April 19, 2024
Opinions and Commentary

Minoritaian Tyranny: USDP and Military Appointees to Dictate Chin State Parliament

Editorial – 1 February 2011: In the November 2010 elections in Burma, the junta-backed Union Solidarity and Development Party (USDP) secured only seven seats out of the 18 contestable Chin State Parliamentary seats, many of them through rigged advance voting procedures, notably in Tedim and Tonzang Townships.

As the first State legislature convened yesterday in the Chin State capital of Hakha, the anti-democratic nature of the military-backed political process became clear. As elections were held in the first legislative session to decide who should lead the State’s law-making body, the USDP won both the Speaker and Deputy Speaker’s positions by a comfortable margin of 14-10, despite the fact that it secured a minority portion of the contestable seats.

U Hau Khin Kham of USDP, elected from Tonzang Township under highly questionable election environment, was appointed Speaker, while U Ohn Lwin of the same party from Matupi was elected Deputy Speaker.

Yesterday’s exercise was only the first in a predictable pattern of the legislative proceeding in the Chin State Parliament where a minority of ‘elected’ officials backed by unelected military officers can manipulate and dictate the legislative agendas in Chin State.

More disappointing is the junta’s decision to appoint ethnic Burmans currently serving in the Burma Army to fill the 25 per cent reserved legislative seats to the Chin State Parliament. The Chin parties argue that the regime could have been more ‘sensitive’ by appointing ethnic Chins from within the rank of the Burma army.

“The Chins know the Chin affairs best,” said Salai Ceu Bik Thawng, General Secretary of the Chin National Party (CNP), which won 5 State Parliamentary seats. “The three Chin parties together won the majority of contestable seats, and we do represent the larger voice of the Chin electorate,” he added.

In the November 7 elections of 2010, the Chin National Party (CNP) won five State legislative seats, the Chin Progressive Party (CPP) five seats, and the Ethnic National Development Party (ENDP) one seat respectively. By comparison, the USDP only won seven seats. Only 18 of the 24 legislative seats were contestable in Chin State, according to the 2008 Constitution, which allows for the military to appoint 25 percent of the seats in all law-making bodies of the country.

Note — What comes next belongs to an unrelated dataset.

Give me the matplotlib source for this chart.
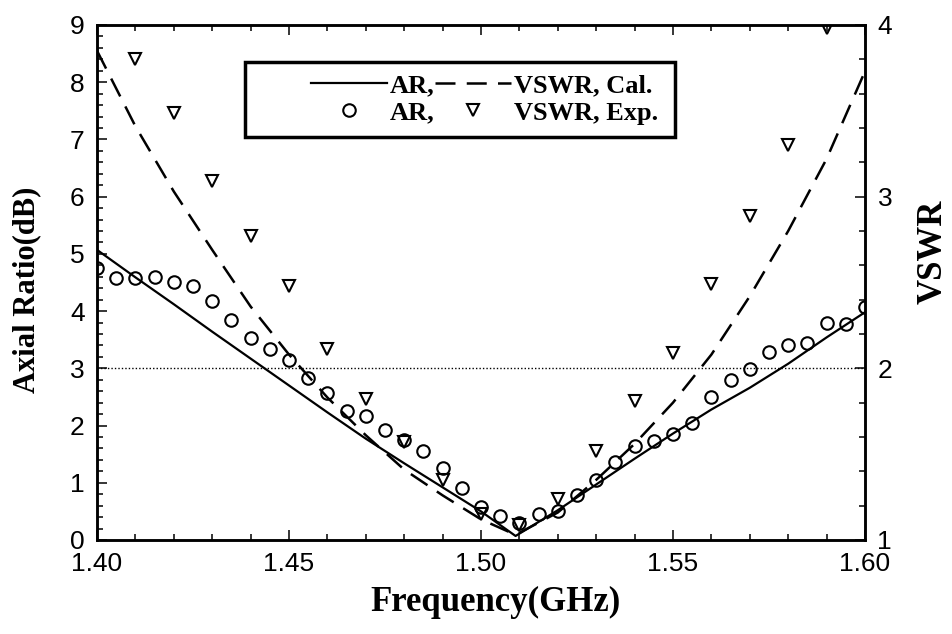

“We thought that at least the Deputy Speaker’s position would be allocated to one of the Chin parties in the spirit of cooperation for the sake of the Chin people within the new legislative framework. This took us all by surprise,” the CNP leader said.

This situation naturally begs the question – Whether the regime’s version of democratization is really about real democracy. Or whether this is a further entrenchment of a system of oligarchy.

What is evident from yesterday’s exercise in Chin State was that the regime’s version of disciplined democracy is a system in which the  unelected minority, backed by the military, can dictate and impose tyranny on the majority.